Well-lit with its tall walls covered in LP covers, Wayne Norman’s East Campus office is basically a record museum. Norman, the archetype of the sharply dressed jazz cat, spins albums as he works. A Fender electric guitar leans on a little tube amp in one corner. Two walls of album art follow rotating themes. The third is a permanent display.
“[There was] an early Miles Davis record that had been singled out in more than one documentary as having this unusual cover because it had this white model and her child,” Norman explains. “[Davis] didn't like it and had asked to have it changed.”
“Back in the day you used to steal milk crates that were the perfect size for albums. Now you buy them at Target.”
– WAYNE NORMAN
Through his own crate-digging, Norman realized that not one, but hundreds of Black artists’ records from the ’50s and ’60s had white women on the covers. The display above Norman’s desk contrasts these covers with album art featuring the musicians themselves.

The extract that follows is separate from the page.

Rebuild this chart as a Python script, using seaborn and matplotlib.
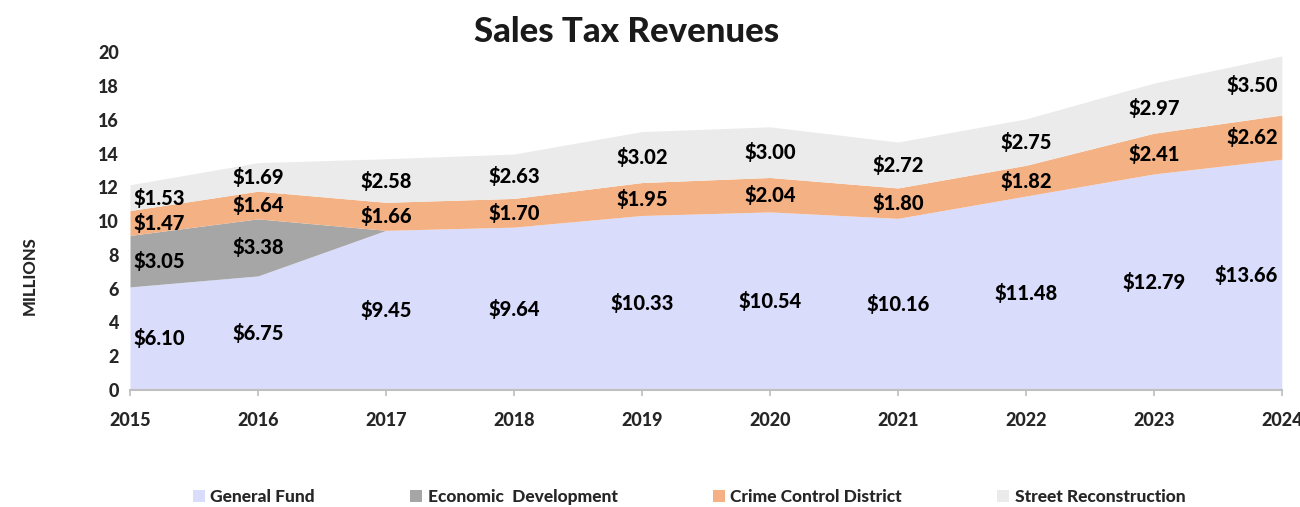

“It's a very vivid illustration of how an outrageous practice can hide in plain sight until it can't,” he says.
There are a few possible explanations – none of which justify the practice, says Norman. One is bleak, but straightforward: Record stores in segregated America might have had an easier time selling albums that coded as “white.” Another is a little more tangled: White teenagers may have an easier time getting a record with a white person on the cover past their parents, even if the kids knew who made the music.
Interestingly, Norman has found only one example of the phenomenon in reverse.
“I have a single album by André Previn and David Rose called ‘Like Blue,’” he says. “That is literally the only example of that category that I've ever found – namely, an elegantly presented attractive Black model on the cover of a white person's album.”
Wayne Norman is the Mike and Ruth Mackowski professor of ethics in the Department of Philosophy and the Kenan Institute for Ethics.